• **WHAT IS NEEDED**: Quote each line of the material verbatim, without the pictures.

• **SOURCE EXCERPT**:
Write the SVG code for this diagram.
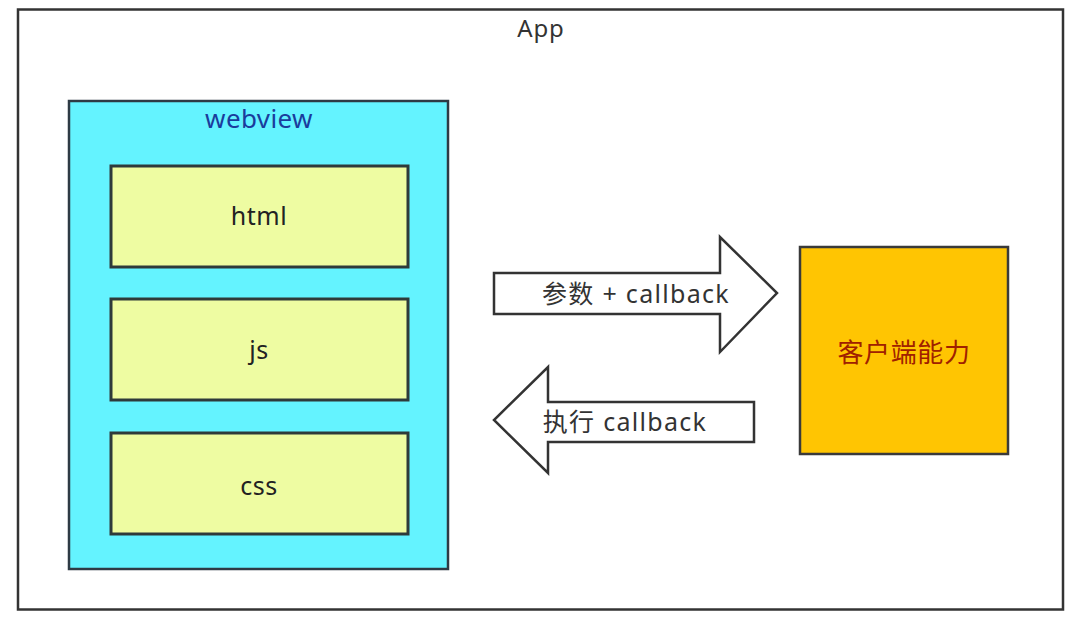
<svg xmlns="http://www.w3.org/2000/svg" width="1073" height="623" viewBox="0 0 1073 623">
  <style>
    text { font-family: "Noto Sans", "Liberation Sans", "Noto Sans CJK SC", sans-serif; text-anchor: middle; }
    .box { fill: #eefca2; stroke: #2e3a3a; stroke-width: 3; }
    .lbl { font-size: 25px; fill: #222; letter-spacing: 0.5px; }
    .arrow { fill: #ffffff; stroke: #333; stroke-width: 2.5; stroke-linejoin: miter; }
    .alabel { font-size: 25px; fill: #333; letter-spacing: 1.3px; }
  </style>
  <rect width="1073" height="623" fill="#ffffff"/>
  <g id="app">
    <rect x="18" y="9.5" width="1045" height="600" fill="#ffffff" stroke="#333" stroke-width="2.5"/>
    <text x="541" y="37" font-size="24" fill="#333" letter-spacing="0.8">App</text>
  </g>
  <g id="webview">
    <rect x="69" y="101" width="379" height="468" fill="#64f3ff" stroke="#2e3a44" stroke-width="2.5"/>
    <text x="259" y="128" font-size="26" fill="#1a3c9c" letter-spacing="0.4">webview</text>
  </g>
  <g id="html">
    <rect class="box" x="111" y="166" width="297" height="101"/>
    <text class="lbl" x="259" y="225">html</text>
  </g>
  <g id="js">
    <rect class="box" x="111" y="299" width="297" height="101"/>
    <text class="lbl" x="259" y="359">js</text>
  </g>
  <g id="css">
    <rect class="box" x="111" y="433" width="297" height="101"/>
    <text class="lbl" x="259" y="495">css</text>
  </g>
  <g id="client">
    <rect x="800" y="247" width="208" height="207" fill="#ffc502" stroke="#3a3a3a" stroke-width="2.5"/>
    <text x="904" y="362" font-size="26" fill="#a02000" letter-spacing="0.6">客户端能力</text>
  </g>
  <g id="connectors">
    <polygon class="arrow" points="494,273 720,273 720,237 777,293 720,352 720,314 494,314"/>
    <text class="alabel" x="636" y="303">参数 + callback</text>
    <polygon class="arrow" points="754,402 548,402 548,367 494,420 548,473 548,442 754,442"/>
    <text class="alabel" x="625" y="431">执行 callback</text>
  </g>
</svg>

• **RESPONSE TO THIS TASK**:
Write the SVG code for this diagram.
<svg xmlns="http://www.w3.org/2000/svg" width="1073" height="623" viewBox="0 0 1073 623">
  <style>
    text { font-family: "Noto Sans", "Liberation Sans", "Noto Sans CJK SC", sans-serif; text-anchor: middle; }
    .box { fill: #eefca2; stroke: #2e3a3a; stroke-width: 3; }
    .lbl { font-size: 25px; fill: #222; letter-spacing: 0.5px; }
    .arrow { fill: #ffffff; stroke: #333; stroke-width: 2.5; stroke-linejoin: miter; }
    .alabel { font-size: 25px; fill: #333; letter-spacing: 1.3px; }
  </style>
  <rect width="1073" height="623" fill="#ffffff"/>
  <g id="app">
    <rect x="18" y="9.5" width="1045" height="600" fill="#ffffff" stroke="#333" stroke-width="2.5"/>
    <text x="541" y="37" font-size="24" fill="#333" letter-spacing="0.8">App</text>
  </g>
  <g id="webview">
    <rect x="69" y="101" width="379" height="468" fill="#64f3ff" stroke="#2e3a44" stroke-width="2.5"/>
    <text x="259" y="128" font-size="26" fill="#1a3c9c" letter-spacing="0.4">webview</text>
  </g>
  <g id="html">
    <rect class="box" x="111" y="166" width="297" height="101"/>
    <text class="lbl" x="259" y="225">html</text>
  </g>
  <g id="js">
    <rect class="box" x="111" y="299" width="297" height="101"/>
    <text class="lbl" x="259" y="359">js</text>
  </g>
  <g id="css">
    <rect class="box" x="111" y="433" width="297" height="101"/>
    <text class="lbl" x="259" y="495">css</text>
  </g>
  <g id="client">
    <rect x="800" y="247" width="208" height="207" fill="#ffc502" stroke="#3a3a3a" stroke-width="2.5"/>
    <text x="904" y="362" font-size="26" fill="#a02000" letter-spacing="0.6">客户端能力</text>
  </g>
  <g id="connectors">
    <polygon class="arrow" points="494,273 720,273 720,237 777,293 720,352 720,314 494,314"/>
    <text class="alabel" x="636" y="303">参数 + callback</text>
    <polygon class="arrow" points="754,402 548,402 548,367 494,420 548,473 548,442 754,442"/>
    <text class="alabel" x="625" y="431">执行 callback</text>
  </g>
</svg>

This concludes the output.